THE PROBLEM:
Search the material for the word "matplotlib" and report each line where it turns up.

EXERCISE INPUTS:

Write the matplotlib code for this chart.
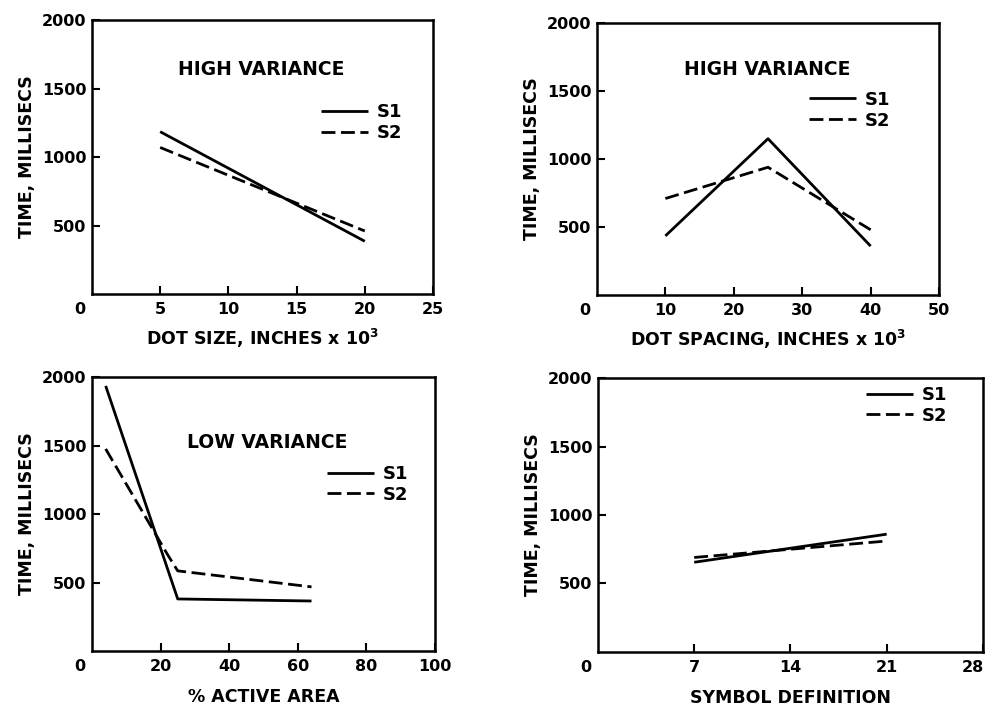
import matplotlib
matplotlib.use("Agg")
import matplotlib.pyplot as plt
import matplotlib.transforms as mtrans

plt.rcParams['font.family'] = ['DejaVu Sans']
plt.rcParams['font.weight'] = 'bold'

# Panel 1: dot size
size_x = [5, 20]
size_s1 = [1185, 385]
size_s2 = [1070, 460]
# Panel 2: dot spacing
spacing_x = [10, 25, 40]
spacing_s1 = [435, 1150, 360]
spacing_s2 = [710, 940, 480]
# Panel 3: % active area
area_x_s1 = [4, 25, 64]
area_s1 = [1935, 380, 365]
area_x_s2 = [4, 22, 25, 64]
area_s2 = [1475, 705, 585, 468]
# Panel 4: symbol definition
symdef_x = [7, 21]
symdef_s1 = [655, 860]
symdef_s2 = [690, 810]

y_ticks = [500, 1000, 1500, 2000]
series_labels = ["S1", "S2"]

fig = plt.figure(figsize=(9.92, 7.08), dpi=100)

panels = [
    dict(rect=[0.0927, 0.5847, 0.3438, 0.387], xlim=25, xticks=[5, 10, 15, 20, 25],
         s1=(size_x, size_s1), s2=(size_x, size_s2),
         xlabel="DOT SIZE, INCHES x 10$^{\\mathbf{3}}$", title="HIGH VARIANCE",
         title_pos=(0.495, 0.82), leg=(0.672, 0.626), lpad=7),
    dict(rect=[0.6018, 0.5833, 0.3448, 0.384], xlim=50, xticks=[10, 20, 30, 40, 50],
         s1=(spacing_x, spacing_s1), s2=(spacing_x, spacing_s2),
         xlabel="DOT SPACING, INCHES x 10$^{\\mathbf{3}}$", title="HIGH VARIANCE",
         title_pos=(0.497, 0.83), leg=(0.62, 0.68), lpad=7),
    dict(rect=[0.0927, 0.0805, 0.3458, 0.387], xlim=100, xticks=[20, 40, 60, 80, 100],
         s1=(area_x_s1, area_s1), s2=(area_x_s2, area_s2),
         xlabel="% ACTIVE AREA", title="LOW VARIANCE",
         title_pos=(0.51, 0.76), leg=(0.685, 0.608), lpad=10),
    dict(rect=[0.6028, 0.0791, 0.388, 0.387], xlim=28, xticks=[7, 14, 21, 28],
         s1=(symdef_x, symdef_s1), s2=(symdef_x, symdef_s2),
         xlabel="SYMBOL DEFINITION", title=None,
         title_pos=None, leg=(0.696, 0.90), lpad=10),
]

for i, p in enumerate(panels):
    ax = fig.add_axes(p['rect'])
    ax.plot(*p['s1'], color='black', lw=2.0, solid_capstyle='butt', label=series_labels[0])
    ax.plot(*p['s2'], color='black', lw=2.0, dashes=(5, 2), label=series_labels[1])
    ax.set_xlim(0, p['xlim'])
    ax.set_ylim(0, 2000)
    ax.set_xticks(p['xticks'])
    ax.set_yticks(y_ticks)
    ax.tick_params(direction='in', length=6, width=1.5, labelsize=11.5)
    ax.tick_params(axis='x', pad=6)
    ax.tick_params(axis='y', pad=4)
    for lab in ax.get_xticklabels() + ax.get_yticklabels():
        lab.set_fontweight('bold')
    if i == 3:
        last = ax.get_xticklabels()[-1]
        last.set_transform(last.get_transform() +
                           mtrans.ScaledTranslation(-7 / 72, 0, fig.dpi_scale_trans))
    for s in ax.spines.values():
        s.set_linewidth(1.8)
    ax.annotate("0", xy=(0, 0), xycoords='axes fraction', xytext=(-9, -6),
                textcoords='offset points', ha='center', va='top',
                fontsize=11.5, fontweight='bold')
    ax.set_ylabel("TIME, MILLISECS", fontsize=12.5, fontweight='bold', labelpad=4)
    ax.set_xlabel(p['xlabel'], fontsize=12.5, fontweight='bold', labelpad=p['lpad'])
    if p['title']:
        ax.text(*p['title_pos'], p['title'], transform=ax.transAxes, ha='center',
                va='center', fontsize=13.5, fontweight='bold')
    ax.legend(loc='center left', bbox_to_anchor=p['leg'], frameon=False,
              handlelength=2.6, handletextpad=0.5, labelspacing=0.15,
              borderpad=0, borderaxespad=0, prop={'weight': 'bold', 'size': 13})

fig.savefig("out.png", dpi=100)
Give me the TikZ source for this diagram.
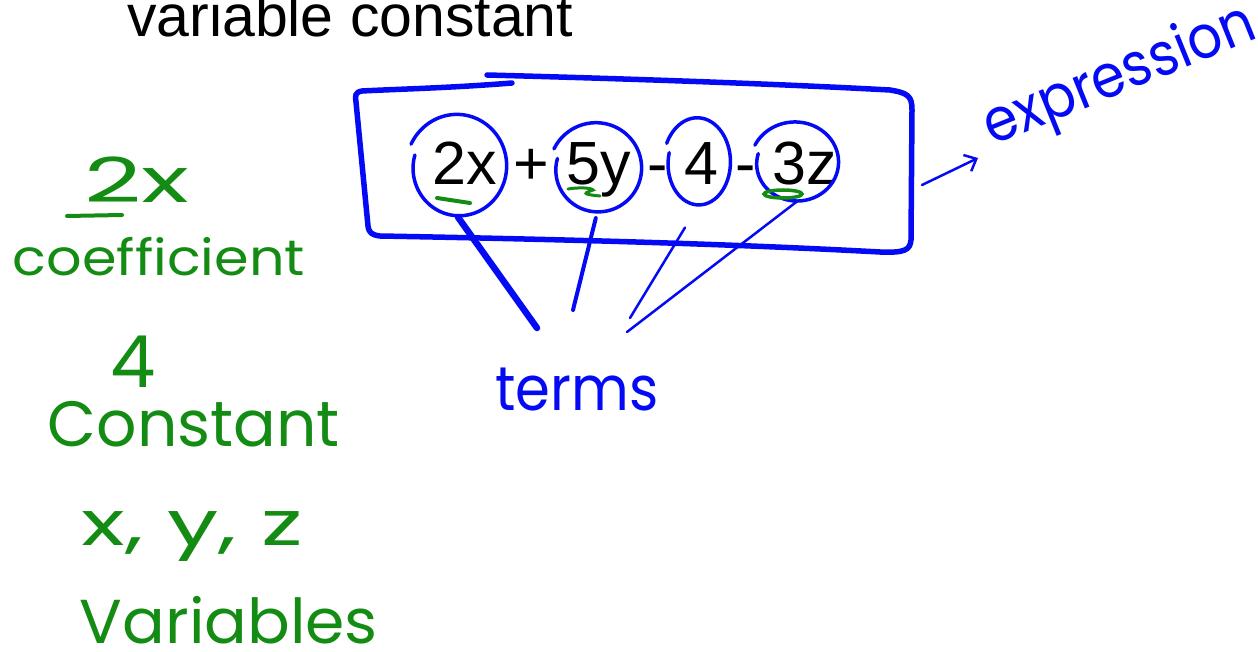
\documentclass[tikz,border=0pt]{standalone}
\usepackage{fontspec}
\setmainfont{Liberation Sans}
\newfontfamily\handfont{Poppins}
\usetikzlibrary{arrows.meta,shapes.geometric}
\definecolor{penblue}{RGB}{5,10,245}
\definecolor{pengreen}{RGB}{20,140,20}
\tikzset{
  handg/.style={text=pengreen, inner sep=0pt, anchor=base},
  handb/.style={text=penblue, inner sep=0pt, anchor=base},
  boxline/.style={draw=penblue, line width=5.5pt, line cap=round, line join=round},
  ringline/.style={draw=penblue, line width=3.5pt, line cap=round},
  termline/.style={draw=penblue, line cap=round},
  greenmark/.style={draw=pengreen, line width=4pt, line cap=round},
  hole/.style={ellipse, inner sep=0pt, draw=none}
}
\newcommand{\handring}[4]{%
  \draw[ringline] plot[smooth, variable=\t, domain=205:555, samples=60]
    ({#1+#3*(1.08-0.15*(\t-205)/350)*cos(\t)},{#2+#4*(1.08-0.15*(\t-205)/350)*sin(\t)});}
\newcommand{\fitw}[2]{\resizebox{#1}{\height}{#2}}
\begin{document}
\begin{tikzpicture}[x=1pt,y=-1pt]
\useasboundingbox (0,0) rectangle (1258,652);
% title
\node[anchor=base west, inner sep=0pt, font=\fontsize{59}{59}\selectfont] (title) at (127,37) {variable constant};
% expression
\node[anchor=base west, inner sep=0pt, font=\fontsize{61}{61}\selectfont] (expr) at (432,185) {2x + 5y - 4 - 3z};
% box
\draw[boxline] (512,83) .. controls (450,88) and (400,89) .. (362,91)
  .. controls (355,92) and (355,96) .. (356,102) -- (368,226)
  .. controls (369,233) and (372,235) .. (380,236)
  .. controls (600,240) and (750,245) .. (880,252)
  .. controls (905,253) and (910,250) .. (911,240) -- (912,110)
  .. controls (912,96) and (908,93) .. (890,90)
  .. controls (760,83) and (600,78) .. (487,75);
% rings
\node[hole, minimum width=96pt, minimum height=100pt] (c1) at (458,167) {};
\node[hole, minimum width=88pt, minimum height=88pt] (c2) at (597,169) {};
\node[hole, minimum width=64pt, minimum height=86pt] (c3) at (698,163) {};
\node[hole, minimum width=84pt, minimum height=78pt] (c4) at (796,163) {};
\handring{458}{167}{48}{50}
\handring{597}{169}{44}{44}
\handring{698}{163}{32}{43}
\handring{796}{163}{42}{39}
% green marks
\draw[greenmark] (437,198) -- (470,203);
\draw[greenmark, line width=3pt] (568,189) .. controls (580,187) and (592,188) .. (593,190)
  .. controls (585,193) and (580,194) .. (600,196);
\draw[greenmark, line width=3.5pt] (783,194) ellipse [x radius=19, y radius=4];
% term lines
\coordinate (e1) at (537,328);
\coordinate (e2) at (573,310);
\coordinate (e3) at (630,318);
\coordinate (e4) at (627,332);
\draw[termline, line width=6.5pt] (c1.south) -- (e1);
\draw[termline, line width=4pt, shorten <=5pt] (c2.south) -- (e2);
\draw[termline, line width=2.5pt, shorten <=25pt] (c3.south) -- (e3);
\draw[termline, line width=2.5pt] (c4.south) -- (e4);
\node[handb, font=\handfont\fontsize{62}{62}\selectfont] (terms) at (577,410) {\fitw{163pt}{terms}};
% arrow and expression label
\coordinate (a0) at (922,185);
\coordinate (a1) at (978,158);
\draw[penblue, line width=2.5pt, line cap=round, -{Straight Barb[length=10pt,width=18pt]}] (a0) -- (a1);
\node[handb, rotate=22, font=\handfont\fontsize{60}{60}\selectfont] (exprlabel) at (1126,92) {\fitw{288pt}{expression}};
% green notes
\node[handg, font=\handfont\fontsize{62}{62}\selectfont] (twox) at (137,203) {\fitw{105pt}{2x}};
\draw[greenmark] (67,216) -- (122,215);
\node[handg, font=\handfont\fontsize{50}{50}\selectfont] (coef) at (159,276) {\fitw{292pt}{coefficient}};
\node[handg, font=\handfont\fontsize{72}{72}\selectfont] (four) at (133,387) {4};
\node[handg, font=\handfont\fontsize{64}{64}\selectfont] (const) at (194,446) {\fitw{292pt}{Constant}};
\node[handg, font=\handfont\fontsize{62}{62}\selectfont] (xyz) at (192,545) {\fitw{221pt}{x, y, z}};
\node[handg, font=\handfont\fontsize{62}{62}\selectfont] (vars) at (229,643) {\fitw{298pt}{Variables}};
\end{tikzpicture}
\end{document}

TASK RESPONSE:
Write the matplotlib code for this chart.
import matplotlib
matplotlib.use("Agg")
import matplotlib.pyplot as plt
import matplotlib.transforms as mtrans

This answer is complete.